Márcia Tigani*
A cada dia que passa, mais me convenço que a medicina brasileira é uma das piores em qualidade de relação médico- paciente que existe, pois copia o modelo norte americano e é escrava da indústria farmacêutica. Copia aquele modelo ” hidráulico” de causa- efeito , sempre buscando respostas no biológico, no bioquímico, em detrimento de um modelo biopsicossocial, holístico, que só existe mesmo na teoria. Na prática, prevalece o modelo ” pragmático, ” econômico” e ” objetivo” dos norte americanos. Não há tempo para a subjetividade e menos ainda para os ” sentimentos” do doente pois ” time is money”. Hoje é praxe dar- se a notícia de um câncer a seu portador com bastante objetividade e eficiência. De forma bem protocolar. De forma racional. Sem emoção. Só se esquece que vivemos num país latino-americano, nossa cultura não é a anglo- saxã.

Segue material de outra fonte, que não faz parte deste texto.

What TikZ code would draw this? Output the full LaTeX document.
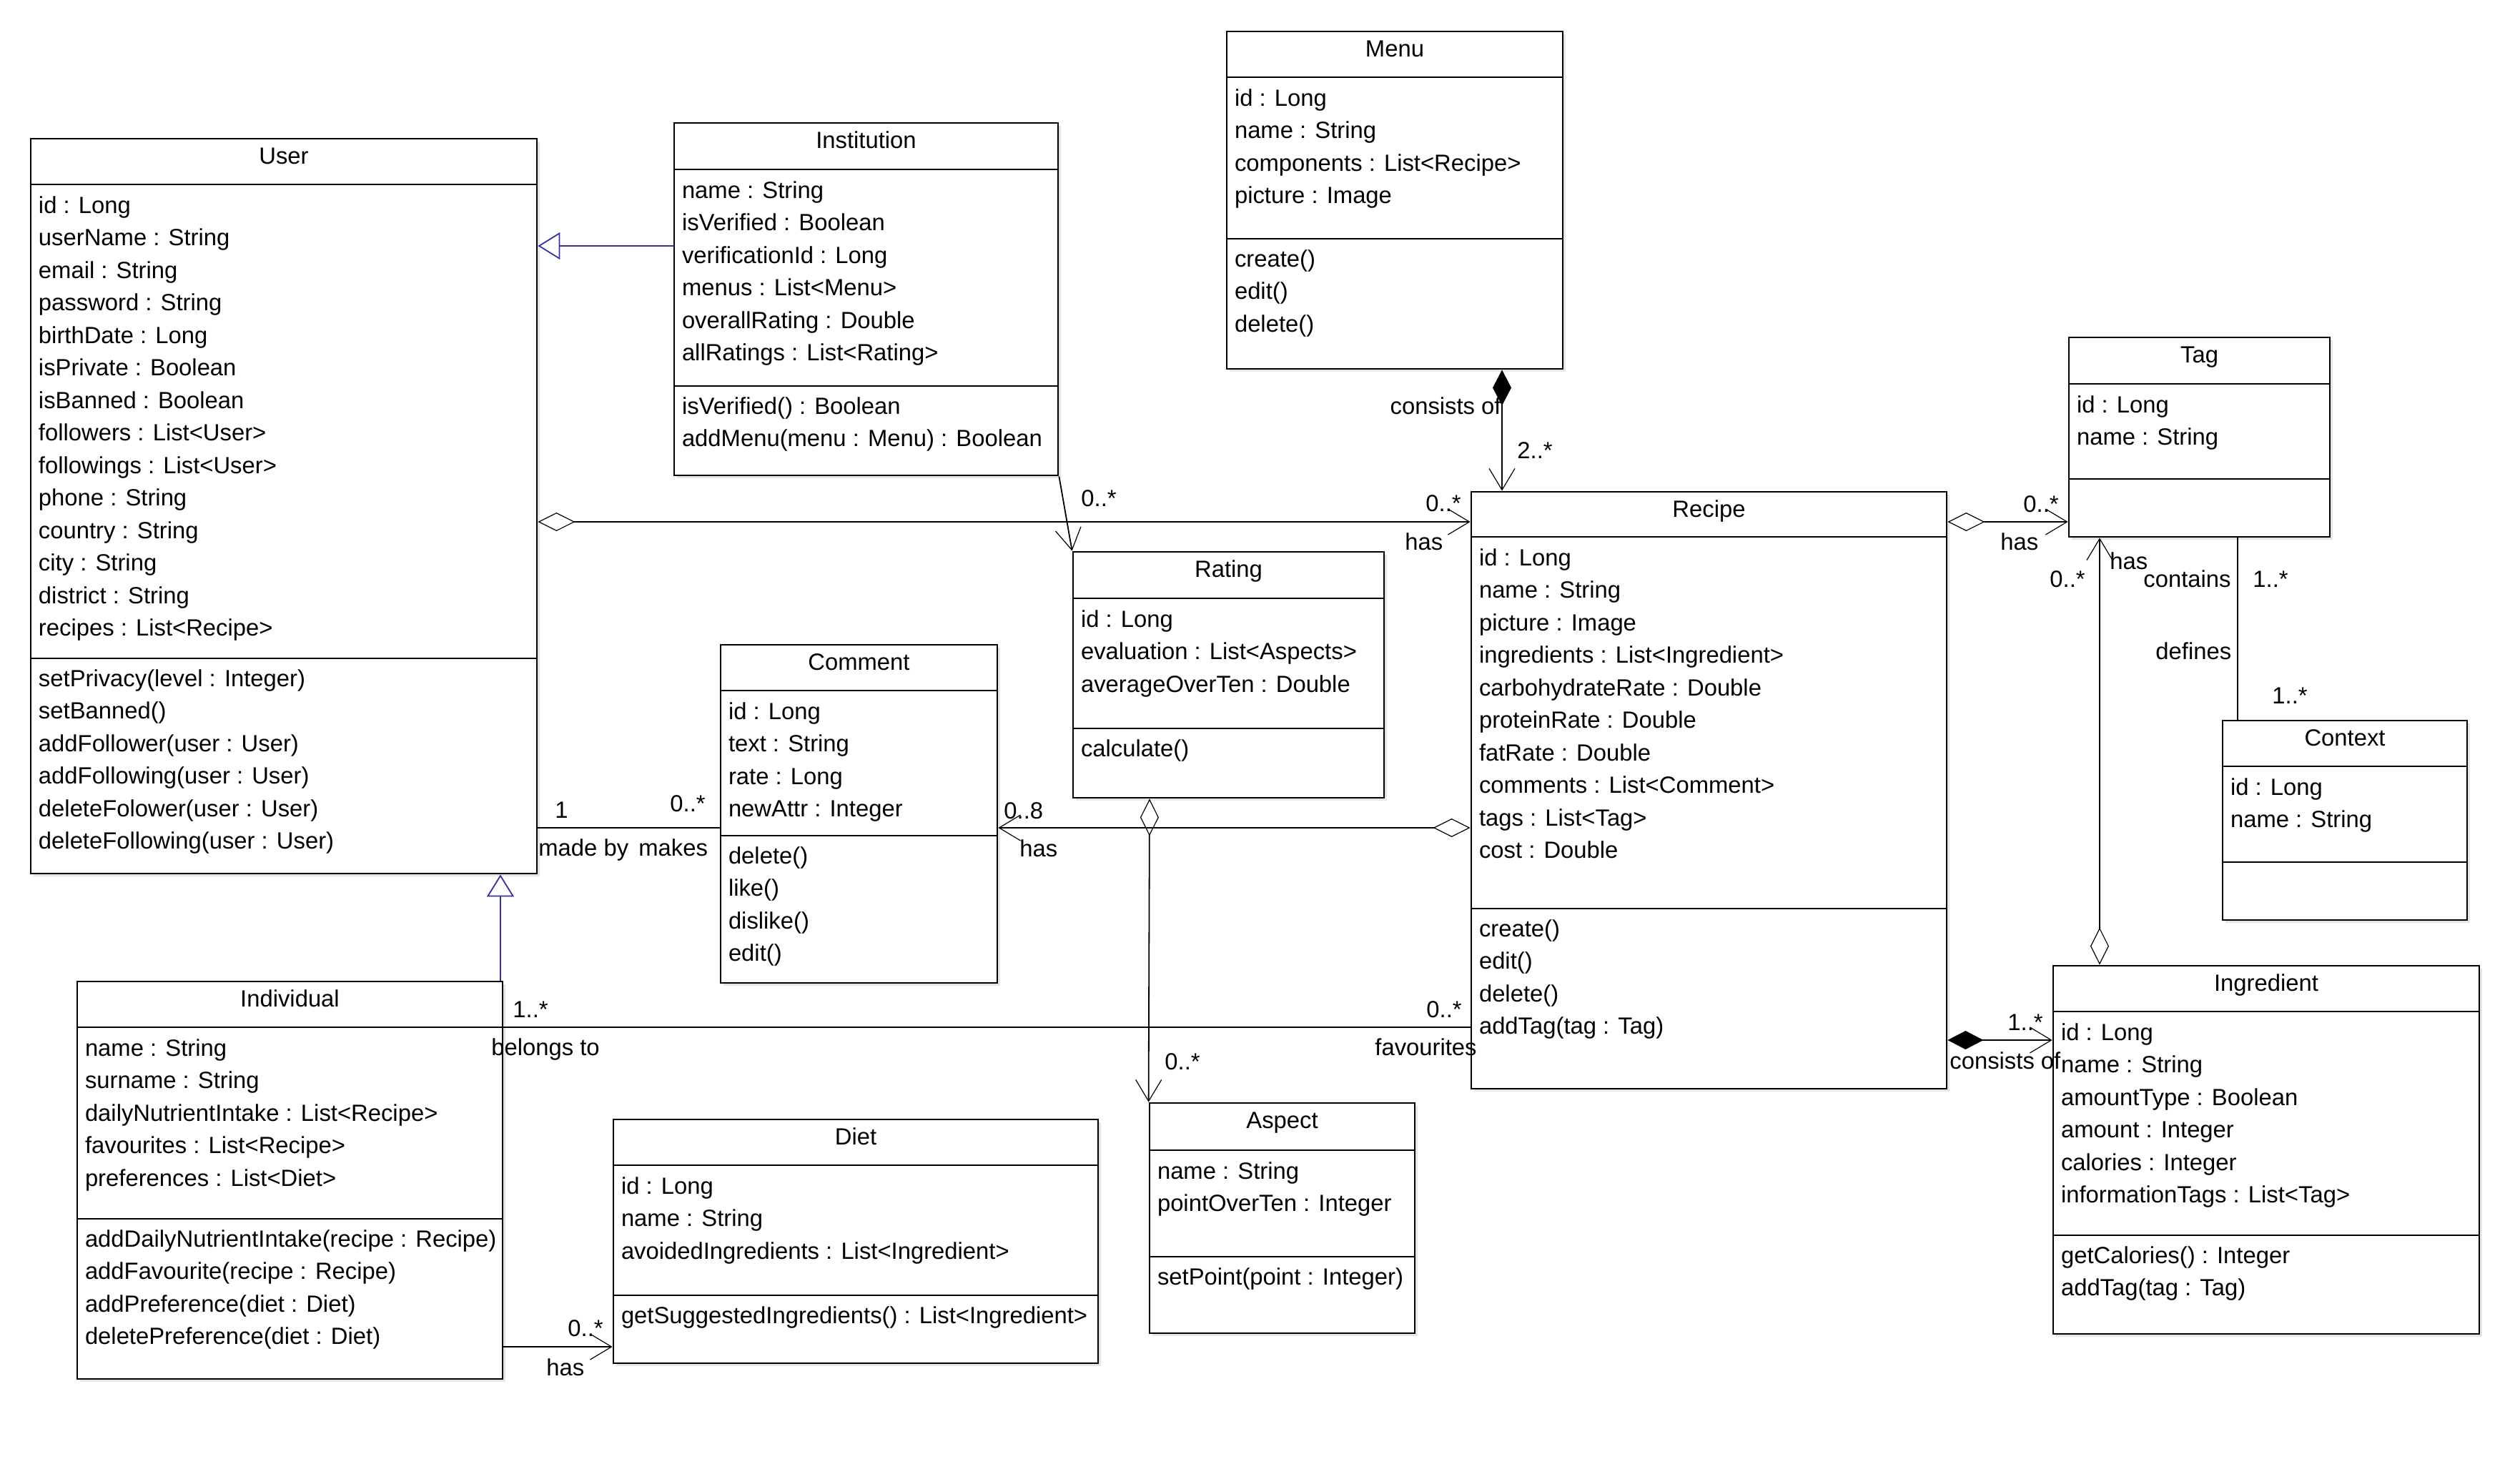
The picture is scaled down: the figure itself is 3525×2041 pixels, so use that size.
\documentclass[tikz,border=0pt]{standalone}
\usepackage{fontspec}
\setmainfont{Liberation Sans}
\usetikzlibrary{arrows.meta,fit,calc,shadows}
\definecolor{umlblue}{RGB}{51,51,153}

\newcommand{\umlclass}[8]{%
  \node[classbox, fit={#2 #3}] (#1) {};
  \draw[sepline] (#1.west |- 0,#4) -- (#1.east |- 0,#4);
  \draw[sepline] (#1.west |- 0,#5) -- (#1.east |- 0,#5);
  \node[classname] (#1-name) at ([yshift=-18.5pt]#1.north) {#6};
  \node[members] (#1-attrs) at ($(#1.west |- 0,#4)+(12,8)$) {\strut#7};
  \node[members] (#1-ops) at ($(#1.west |- 0,#5)+(12,7)$) {\strut#8};
}

\begin{document}
\begin{tikzpicture}[x=0.5pt, y=-0.5pt,
    every node/.style={font=\fontsize{16.4}{22.75}\selectfont},
    classbox/.style={draw, line width=1.4pt, inner sep=0, fill=white,
      drop shadow={shadow xshift=2pt, shadow yshift=-2pt, opacity=.2}},
    sepline/.style={line width=1pt},
    classname/.style={anchor=base, inner sep=0},
    members/.style={anchor=north west, align=left, inner sep=0},
    lbl/.style={anchor=base west, inner sep=0},
    barb/.tip={Straight Barb[length=15pt, width=18pt, line width=.6pt]},
    hollow/.tip={Diamond[open, length=26pt, width=13pt, line width=.6pt]},
    solid/.tip={Diamond[length=25pt, width=13pt]},
    assoc/.style={line width=.9pt},
    nav/.style={assoc, -barb},
    aggr/.style={assoc, hollow-barb},
    compo/.style={assoc, solid-barb},
    gen/.style={line width=.9pt, draw=umlblue,
      -{Triangle[open, length=15.5pt, width=19pt, fill=white]}}]
  \path[use as bounding box, fill=white] (0,0) rectangle (3525,2041);

  \umlclass{user}{(43,194)}{(751,1222)}{258}{921}{User}
    {id : Long\\userName : String\\email : String\\password : String\\birthDate : Long\\isPrivate : Boolean\\isBanned : Boolean\\followers : List<User>\\followings : List<User>\\phone : String\\country : String\\city : String\\district : String\\recipes : List<Recipe>}
    {setPrivacy(level : Integer)\\setBanned()\\addFollower(user : User)\\addFollowing(user : User)\\deleteFolower(user : User)\\deleteFollowing(user : User)}
  \umlclass{institution}{(943,172)}{(1480,665)}{237}{540}{Institution}
    {name : String\\isVerified : Boolean\\verificationId : Long\\menus : List<Menu>\\overallRating : Double\\allRatings : List<Rating>}
    {isVerified() : Boolean\\addMenu(menu : Menu) : Boolean}
  \umlclass{menu}{(1716,44)}{(2186,516)}{108}{334}{Menu}
    {id : Long\\name : String\\components : List<Recipe>\\picture : Image}
    {create()\\edit()\\delete()}
  \umlclass{tag}{(2894,472)}{(3259,751)}{537}{670}{Tag}
    {id : Long\\name : String}{}
  \umlclass{recipe}{(2058,688)}{(2723,1523)}{751}{1271}{Recipe}
    {id : Long\\name : String\\picture : Image\\ingredients : List<Ingredient>\\carbohydrateRate : Double\\proteinRate : Double\\fatRate : Double\\comments : List<Comment>\\tags : List<Tag>\\cost : Double}
    {create()\\edit()\\delete()\\addTag(tag : Tag)}
  \umlclass{rating}{(1501,772)}{(1936,1116)}{837}{1019}{Rating}
    {id : Long\\evaluation : List<Aspects>\\averageOverTen : Double}
    {calculate()}
  \umlclass{comment}{(1008,902)}{(1395,1375)}{966}{1169}{Comment}
    {id : Long\\text : String\\rate : Long\\newAttr : Integer}
    {delete()\\like()\\dislike()\\edit()}
  \umlclass{context}{(3109,1008)}{(3451,1287)}{1072}{1206}{Context}
    {id : Long\\name : String}{}
  \umlclass{individual}{(108,1373)}{(703,1929)}{1437}{1705}{Individual}
    {name : String\\surname : String\\dailyNutrientIntake : List<Recipe>\\favourites : List<Recipe>\\preferences : List<Diet>}
    {addDailyNutrientIntake(recipe : Recipe)\\addFavourite(recipe : Recipe)\\addPreference(diet : Diet)\\deletePreference(diet : Diet)}
  \umlclass{diet}{(858,1566)}{(1536,1907)}{1630}{1812}{Diet}
    {id : Long\\name : String\\avoidedIngredients : List<Ingredient>}
    {getSuggestedIngredients() : List<Ingredient>}
  \umlclass{aspect}{(1608,1543)}{(1979,1865)}{1609}{1758}{Aspect}
    {name : String\\pointOverTen : Integer}
    {setPoint(point : Integer)}
  \umlclass{ingredient}{(2872,1351)}{(3468,1866)}{1415}{1728}{Ingredient}
    {id : Long\\name : String\\amountType : Boolean\\amount : Integer\\calories : Integer\\informationTags : List<Tag>}
    {getCalories() : Integer\\addTag(tag : Tag)}

  \draw[gen] (institution.west |- 0,344) -- (user.east |- 0,344);
  \draw[gen] (700,0 |- individual.north) -- (700,0 |- user.south);

  \draw[aggr] (user.east |- 0,730) -- (recipe.west |- 0,730);
  \node[lbl] (recipe-has-m) at (1994,715) {0..*};
  \node[lbl] (recipe-has) at (1965,769) {has};

  \draw[nav] (institution.south east) -- (rating.north west);
  \node[lbl] (rating-m) at (1512,708) {0..*};

  \draw[compo] (2101,0 |- menu.south) -- (2101,0 |- recipe.north);
  \node[lbl, anchor=base east] (menu-consists) at (2100,579) {consists of};
  \node[lbl] (menu-m) at (2122,641) {2..*};

  \draw[aggr] (recipe.east |- 0,730) -- (tag.west |- 0,730);
  \node[lbl] (tag-m) at (2830,716) {0..*};
  \node[lbl] (tag-has) at (2798,769) {has};

  \draw[aggr, line width=.7pt] (2937,0 |- ingredient.north) -- (2937,0 |- tag.south);
  \node[lbl] (itag-m) at (2867,821) {0..*};
  \node[lbl] (itag-has) at (2951,796) {has};

  \draw[assoc, line width=.7pt] (3130,0 |- tag.south) -- (3130,0 |- context.north);
  \node[lbl] (ctx-contains) at (2998,821) {contains};
  \node[lbl] (ctx-m1) at (3151,821) {1..*};
  \node[lbl] (ctx-defines) at (3015,922) {defines};
  \node[lbl] (ctx-m2) at (3178,984) {1..*};

  \draw[assoc] (user.east |- 0,1158) -- (comment.west |- 0,1158);
  \node[lbl] (com-one) at (776,1144) {1};
  \node[lbl] (com-m) at (937,1135) {0..*};
  \node[lbl] (com-madeby) at (753,1197) {made by};
  \node[lbl] (com-makes) at (893,1197) {makes};

  \draw[aggr] (recipe.west |- 0,1158) -- (comment.east |- 0,1158);
  \node[lbl] (rcom-m) at (1404,1145) {0..8};
  \node[lbl] (rcom-has) at (1426,1198) {has};

  \draw[aggr] (1608,0 |- rating.south) -- (aspect.north west);
  \node[lbl] (asp-m) at (1629,1496) {0..*};

  \draw[assoc, line width=.7pt] (individual.east |- 0,1437) -- (recipe.west |- 0,1437);
  \node[lbl] (fav-m1) at (717,1423) {1..*};
  \node[lbl] (fav-belongs) at (687,1476) {belongs to};
  \node[lbl] (fav-m2) at (1995,1423) {0..*};
  \node[lbl] (fav-favourites) at (1923,1476) {favourites};

  \draw[nav] (individual.east |- 0,1884) -- (diet.west |- 0,1884);
  \node[lbl] (diet-m) at (794,1869) {0..*};
  \node[lbl] (diet-has) at (764,1924) {has};

  \draw[compo] (recipe.east |- 0,1455) -- (ingredient.west |- 0,1455);
  \node[lbl] (ing-m) at (2808,1441) {1..*};
  \node[lbl] (ing-consists) at (2727,1495) {consists of};
\end{tikzpicture}
\end{document}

Fala-se se do ” trabalho escravo” de cubanos no Brasil e pelo mundo, mas não se fala da escravidão do médico brasileiro à indústria farmacêutica, ao poder que elas exercem sobre os médicos visando o lucro, não se fala da subserviência de muitos à essa indústria que promete mundos e fundos em troca de prescrição .É preciso muita lucidez e discernimento para não se cair na sedução da indústria farmacêutica, não aceitar favores e não se prescrever o remédio da ” moda” apenas por pressão da propaganda.
Também há de se mencionar a escravidão às medicinas de grupo: ganhar 30 reais por consulta médica enquanto o plano de saúde cobra valores fora da realidade brasileira à seus usuários, viver atendendo milhares no consultório repleto de ” convênios” : Isso é ou não é escravidão? Mas a ” elite” médica não gosta muito deste assunto pois escancara uma realidade a qual não convém ser revelada pois manter a aparência de sucesso faz parte desse segmento de trabalhadores e da classe a qual pertencem.
Claro que avançamos muito na medicina, conhecemos melhor a fisiopatologia e a evolução das doenças e sabemos como preveni,- Las e melhor trata- las. Mas a hipermedicalização que se sucedeu ao desenvolvimento da medicina chama- me muito a atenção: há remédios para dormir, para acordar, para se concentrar, para não chorar, para a ansiedade, para não agitar, para melhorar performance sexual, para tirar o desejo sexual, para tirar a fome, para aumentar a fome, para crescer, para emagrecer, para engordar, para não engravidar, para engravidar, para não morrer…só não vejo remédio para o ódio fascista revelado neste país e para se ser feliz nesse sistema injusto e desigual chamado capitalismo…
*Médica, Psiquiatra, poeta, escritora, militante social e Colunista do Cartas Proféticas.